[Records provided]:
-- -- --
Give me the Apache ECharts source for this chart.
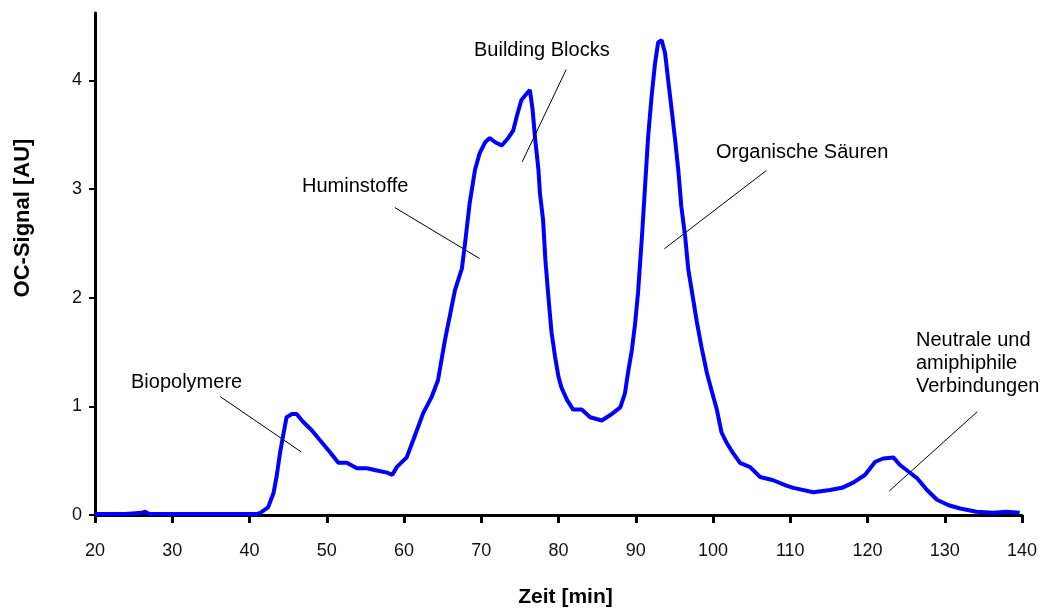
<!DOCTYPE html>
<html>
<head>
<meta charset="utf-8">
<script src="https://cdn.jsdelivr.net/npm/echarts@6/dist/echarts.min.js"></script>
<style>
  html, body { margin: 0; padding: 0; background: #fff; }
  #chart { width: 1046px; height: 608px; }
</style>
</head>
<body>
<div id="chart"></div>
<script>
// Zeit [min]
var time = [20, 22, 24, 26, 26.5, 27, 30, 33, 36, 39, 41, 41.4, 42.4, 43.1, 43.5, 43.95, 44.4, 44.8, 45.5, 46.1,
  46.9, 48.05, 49.1, 50.4, 51.5, 52.6, 53.9, 55.2, 56.5, 57.8, 58.5, 59.05, 60.35, 61.2, 62.5, 63.6, 64.4, 65.3,
  66.6, 67.5, 67.9, 68.5, 69.2, 69.8, 70.5, 71.1, 71.8, 72.65, 73.5, 74.15, 74.6, 75.2, 75.9, 76.3, 76.65, 76.95,
  77.4, 77.6, 78.0, 78.3, 78.7, 79.1, 79.55, 80.0, 80.4, 81.1, 81.9, 83.0, 84.1, 85.6, 86.7, 88.0, 88.6, 89.0,
  89.5, 89.9, 90.3, 90.8, 91.2, 91.6, 92.05, 92.5, 92.9, 93.35, 93.8, 94.2, 94.65, 95.1, 95.5, 95.9, 96.4, 96.8,
  97.4, 97.9, 98.5, 99.2, 99.8, 100.5, 101.1, 101.8, 102.6, 103.5, 104.8, 106.1, 107.8, 109.5, 110.4, 113.0,
  115.15, 116.7, 118.2, 119.7, 121.0, 122.05, 123.35, 124.2, 125.3, 126.4, 127.7, 129.0, 130.5, 132.0, 134.1,
  136.25, 138.0, 139.7]
// OC-Signal [AU]
var signal = [0.01, 0.01, 0.01, 0.02, 0.03, 0.01, 0.01, 0.01, 0.01, 0.01, 0.01, 0.02, 0.07, 0.2, 0.35, 0.57, 0.75, 0.9, 0.93, 0.93,
  0.86, 0.78, 0.69, 0.58, 0.48, 0.48, 0.43, 0.43, 0.41, 0.39, 0.37, 0.44, 0.53, 0.69, 0.94, 1.09, 1.24, 1.61,
  2.07, 2.27, 2.5, 2.87, 3.18, 3.33, 3.43, 3.47, 3.43, 3.4, 3.47, 3.54, 3.67, 3.82, 3.88, 3.91, 3.73, 3.48,
  3.18, 2.96, 2.72, 2.35, 2.0, 1.68, 1.46, 1.27, 1.17, 1.06, 0.97, 0.97, 0.9, 0.87, 0.92, 0.99, 1.12, 1.31,
  1.52, 1.75, 2.05, 2.56, 3.02, 3.48, 3.85, 4.16, 4.35, 4.37, 4.25, 4.0, 3.73, 3.45, 3.18, 2.84, 2.56, 2.26,
  2.0, 1.78, 1.55, 1.31, 1.15, 0.97, 0.76, 0.66, 0.57, 0.48, 0.44, 0.35, 0.32, 0.27, 0.25, 0.21,
  0.23, 0.25, 0.3, 0.37, 0.49, 0.52, 0.53, 0.46, 0.4, 0.34, 0.23, 0.14, 0.09, 0.06, 0.03,
  0.02, 0.03, 0.02]

var yTicks = [0, 1, 2, 3, 4]

// Beschriftungen und ihre Hinweislinien (Datenkoordinaten)
var labelTexts = ['Biopolymere', 'Huminstoffe', 'Building Blocks', 'Organische Säuren', 'Neutrale und\namiphiphile\nVerbindungen']
var pointerFrom = [[36.2, 1.09], [58.8, 2.83], [81.0, 4.10], [106.9, 3.17], [134.2, 0.95]]
var pointerTo = [[46.7, 0.58], [69.8, 2.36], [75.3, 3.25], [93.7, 2.45], [122.8, 0.22]]

var fontFam = 'Arial, "Liberation Sans", sans-serif'
var labelPos = [[131, 382], [302, 186], [474, 50], [716, 152], [916, 341]]

var myChart = echarts.init(document.getElementById('chart'))

var seriesData = time.map(function (t, i) { return [t, signal[i]] })
var lines = pointerFrom.map(function (p, i) {
  return [{ coord: p }, { coord: pointerTo[i] }]
})

var texts = labelTexts.map(function (s, i) {
  return {
    type: 'text',
    x: labelPos[i][0],
    y: labelPos[i][1],
    style: {
      text: s,
      font: '20px ' + fontFam,
      fill: '#000',
      verticalAlign: 'middle',
      lineHeight: 23
    },
    z: 100
  }
})
// mehrzeilige Beschriftung: an erster Zeile ausrichten
texts[4].style.verticalAlign = 'top'
texts[4].y = labelPos[4][1] - 12

texts.push({
  type: 'text',
  x: 23,
  y: 218,
  rotation: Math.PI / 2,
  style: {
    text: 'OC-Signal [AU]',
    font: 'bold 22px ' + fontFam,
    fill: '#000',
    align: 'center',
    verticalAlign: 'middle'
  }
})

myChart.setOption({
  animation: false,
  backgroundColor: '#fff',
  grid: {
    left: 95,
    right: 24,
    top: 13,
    bottom: 93,
    outerBoundsMode: 'none',
    containLabel: false
  },
  graphic: texts,
  xAxis: {
    type: 'value',
    min: 20,
    max: 140,
    interval: 10,
    name: 'Zeit [min]',
    nameLocation: 'middle',
    nameGap: 72,
    nameTextStyle: {
      fontFamily: fontFam,
      fontSize: 21,
      fontWeight: 'bold',
      color: '#000',
      padding: [0, 0, 0, 14]
    },
    axisLine: {
      show: true,
      onZero: false,
      lineStyle: { color: '#000', width: 3 }
    },
    axisTick: {
      show: true,
      length: 8,
      lineStyle: { color: '#000', width: 3 }
    },
    axisLabel: {
      fontFamily: fontFam,
      fontSize: 18,
      color: '#111',
      margin: 27
    },
    splitLine: { show: false }
  },
  yAxis: {
    type: 'value',
    min: 0,
    max: 4.62,
    axisLine: {
      show: true,
      lineStyle: { color: '#000', width: 3 }
    },
    axisTick: {
      show: true,
      length: 6,
      customValues: yTicks,
      lineStyle: { color: '#000', width: 2 }
    },
    axisLabel: {
      fontFamily: fontFam,
      fontSize: 18,
      color: '#111',
      margin: 13,
      customValues: yTicks
    },
    splitLine: { show: false }
  },
  series: [{
    type: 'line',
    data: seriesData,
    showSymbol: false,
    symbol: 'none',
    z: 1,
    lineStyle: {
      color: '#0000ff',
      width: 4
    },
    markLine: {
      silent: true,
      symbol: 'none',
      label: { show: false },
      lineStyle: { color: '#000', width: 1, type: 'solid' },
      data: lines
    }
  }]
})
window.onresize = myChart.resize
</script>
</body>
</html>
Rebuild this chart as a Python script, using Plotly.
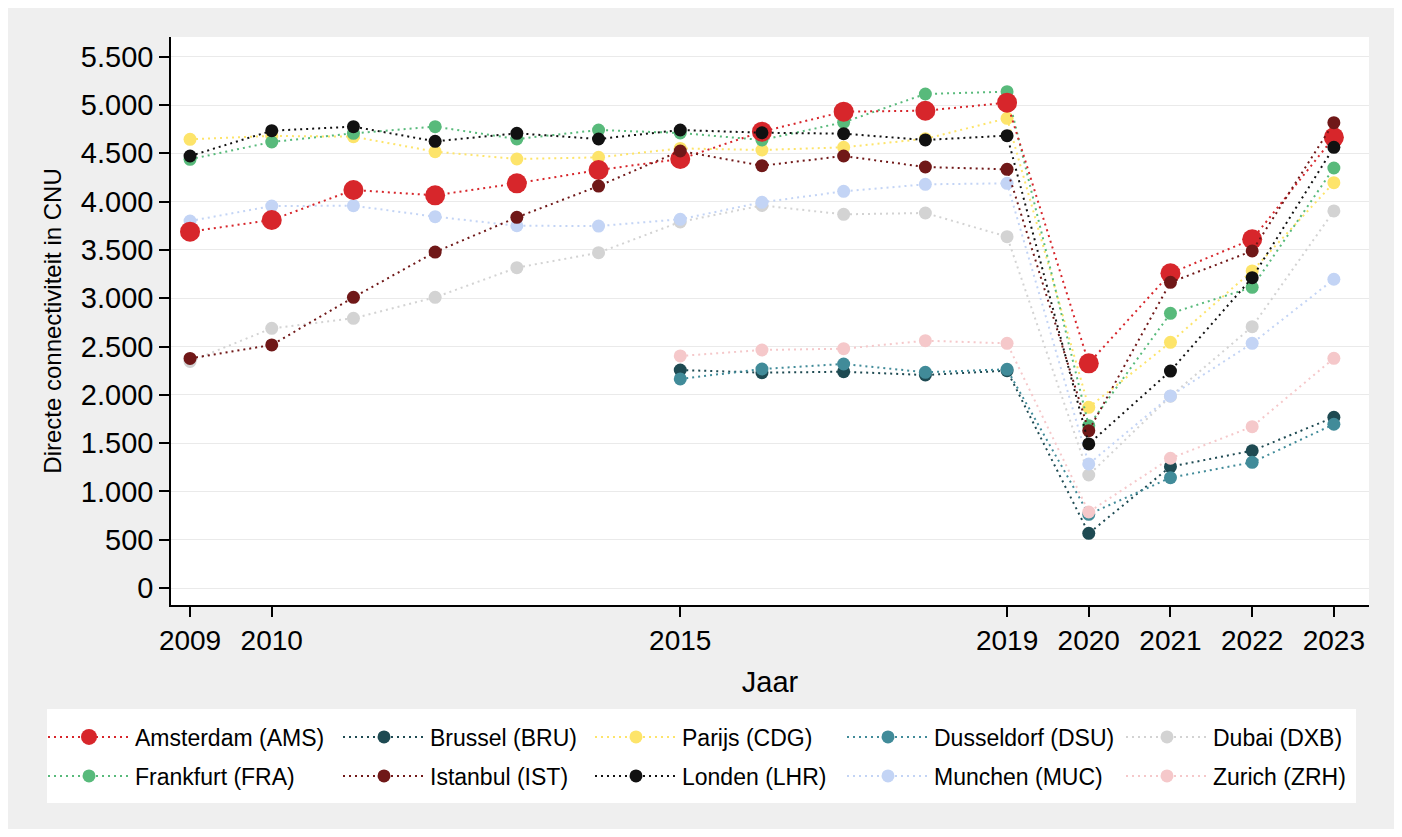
-- -- --
The data above needs to be retyped exactly, with the images left out.

[Exercise response]:
Give me the Apache ECharts source for this chart.
<!DOCTYPE html>
<html>
<head>
<meta charset="utf-8">
<script src="https://cdn.jsdelivr.net/npm/echarts@6/dist/echarts.min.js"></script>
<style>
  html, body { margin: 0; padding: 0; background: #fff; }
  #chart { width: 1046px; height: 608px; }
</style>
</head>
<body>
<div id="chart"></div>
<script>
// Zeit [min]
var time = [20, 22, 24, 26, 26.5, 27, 30, 33, 36, 39, 41, 41.4, 42.4, 43.1, 43.5, 43.95, 44.4, 44.8, 45.5, 46.1,
  46.9, 48.05, 49.1, 50.4, 51.5, 52.6, 53.9, 55.2, 56.5, 57.8, 58.5, 59.05, 60.35, 61.2, 62.5, 63.6, 64.4, 65.3,
  66.6, 67.5, 67.9, 68.5, 69.2, 69.8, 70.5, 71.1, 71.8, 72.65, 73.5, 74.15, 74.6, 75.2, 75.9, 76.3, 76.65, 76.95,
  77.4, 77.6, 78.0, 78.3, 78.7, 79.1, 79.55, 80.0, 80.4, 81.1, 81.9, 83.0, 84.1, 85.6, 86.7, 88.0, 88.6, 89.0,
  89.5, 89.9, 90.3, 90.8, 91.2, 91.6, 92.05, 92.5, 92.9, 93.35, 93.8, 94.2, 94.65, 95.1, 95.5, 95.9, 96.4, 96.8,
  97.4, 97.9, 98.5, 99.2, 99.8, 100.5, 101.1, 101.8, 102.6, 103.5, 104.8, 106.1, 107.8, 109.5, 110.4, 113.0,
  115.15, 116.7, 118.2, 119.7, 121.0, 122.05, 123.35, 124.2, 125.3, 126.4, 127.7, 129.0, 130.5, 132.0, 134.1,
  136.25, 138.0, 139.7]
// OC-Signal [AU]
var signal = [0.01, 0.01, 0.01, 0.02, 0.03, 0.01, 0.01, 0.01, 0.01, 0.01, 0.01, 0.02, 0.07, 0.2, 0.35, 0.57, 0.75, 0.9, 0.93, 0.93,
  0.86, 0.78, 0.69, 0.58, 0.48, 0.48, 0.43, 0.43, 0.41, 0.39, 0.37, 0.44, 0.53, 0.69, 0.94, 1.09, 1.24, 1.61,
  2.07, 2.27, 2.5, 2.87, 3.18, 3.33, 3.43, 3.47, 3.43, 3.4, 3.47, 3.54, 3.67, 3.82, 3.88, 3.91, 3.73, 3.48,
  3.18, 2.96, 2.72, 2.35, 2.0, 1.68, 1.46, 1.27, 1.17, 1.06, 0.97, 0.97, 0.9, 0.87, 0.92, 0.99, 1.12, 1.31,
  1.52, 1.75, 2.05, 2.56, 3.02, 3.48, 3.85, 4.16, 4.35, 4.37, 4.25, 4.0, 3.73, 3.45, 3.18, 2.84, 2.56, 2.26,
  2.0, 1.78, 1.55, 1.31, 1.15, 0.97, 0.76, 0.66, 0.57, 0.48, 0.44, 0.35, 0.32, 0.27, 0.25, 0.21,
  0.23, 0.25, 0.3, 0.37, 0.49, 0.52, 0.53, 0.46, 0.4, 0.34, 0.23, 0.14, 0.09, 0.06, 0.03,
  0.02, 0.03, 0.02]

var yTicks = [0, 1, 2, 3, 4]

// Beschriftungen und ihre Hinweislinien (Datenkoordinaten)
var labelTexts = ['Biopolymere', 'Huminstoffe', 'Building Blocks', 'Organische Säuren', 'Neutrale und\namiphiphile\nVerbindungen']
var pointerFrom = [[36.2, 1.09], [58.8, 2.83], [81.0, 4.10], [106.9, 3.17], [134.2, 0.95]]
var pointerTo = [[46.7, 0.58], [69.8, 2.36], [75.3, 3.25], [93.7, 2.45], [122.8, 0.22]]

var fontFam = 'Arial, "Liberation Sans", sans-serif'
var labelPos = [[131, 382], [302, 186], [474, 50], [716, 152], [916, 341]]

var myChart = echarts.init(document.getElementById('chart'))

var seriesData = time.map(function (t, i) { return [t, signal[i]] })
var lines = pointerFrom.map(function (p, i) {
  return [{ coord: p }, { coord: pointerTo[i] }]
})

var texts = labelTexts.map(function (s, i) {
  return {
    type: 'text',
    x: labelPos[i][0],
    y: labelPos[i][1],
    style: {
      text: s,
      font: '20px ' + fontFam,
      fill: '#000',
      verticalAlign: 'middle',
      lineHeight: 23
    },
    z: 100
  }
})
// mehrzeilige Beschriftung: an erster Zeile ausrichten
texts[4].style.verticalAlign = 'top'
texts[4].y = labelPos[4][1] - 12

texts.push({
  type: 'text',
  x: 23,
  y: 218,
  rotation: Math.PI / 2,
  style: {
    text: 'OC-Signal [AU]',
    font: 'bold 22px ' + fontFam,
    fill: '#000',
    align: 'center',
    verticalAlign: 'middle'
  }
})

myChart.setOption({
  animation: false,
  backgroundColor: '#fff',
  grid: {
    left: 95,
    right: 24,
    top: 13,
    bottom: 93,
    outerBoundsMode: 'none',
    containLabel: false
  },
  graphic: texts,
  xAxis: {
    type: 'value',
    min: 20,
    max: 140,
    interval: 10,
    name: 'Zeit [min]',
    nameLocation: 'middle',
    nameGap: 72,
    nameTextStyle: {
      fontFamily: fontFam,
      fontSize: 21,
      fontWeight: 'bold',
      color: '#000',
      padding: [0, 0, 0, 14]
    },
    axisLine: {
      show: true,
      onZero: false,
      lineStyle: { color: '#000', width: 3 }
    },
    axisTick: {
      show: true,
      length: 8,
      lineStyle: { color: '#000', width: 3 }
    },
    axisLabel: {
      fontFamily: fontFam,
      fontSize: 18,
      color: '#111',
      margin: 27
    },
    splitLine: { show: false }
  },
  yAxis: {
    type: 'value',
    min: 0,
    max: 4.62,
    axisLine: {
      show: true,
      lineStyle: { color: '#000', width: 3 }
    },
    axisTick: {
      show: true,
      length: 6,
      customValues: yTicks,
      lineStyle: { color: '#000', width: 2 }
    },
    axisLabel: {
      fontFamily: fontFam,
      fontSize: 18,
      color: '#111',
      margin: 13,
      customValues: yTicks
    },
    splitLine: { show: false }
  },
  series: [{
    type: 'line',
    data: seriesData,
    showSymbol: false,
    symbol: 'none',
    z: 1,
    lineStyle: {
      color: '#0000ff',
      width: 4
    },
    markLine: {
      silent: true,
      symbol: 'none',
      label: { show: false },
      lineStyle: { color: '#000', width: 1, type: 'solid' },
      data: lines
    }
  }]
})
window.onresize = myChart.resize
</script>
</body>
</html>
Rebuild this chart as a Python script, using Plotly.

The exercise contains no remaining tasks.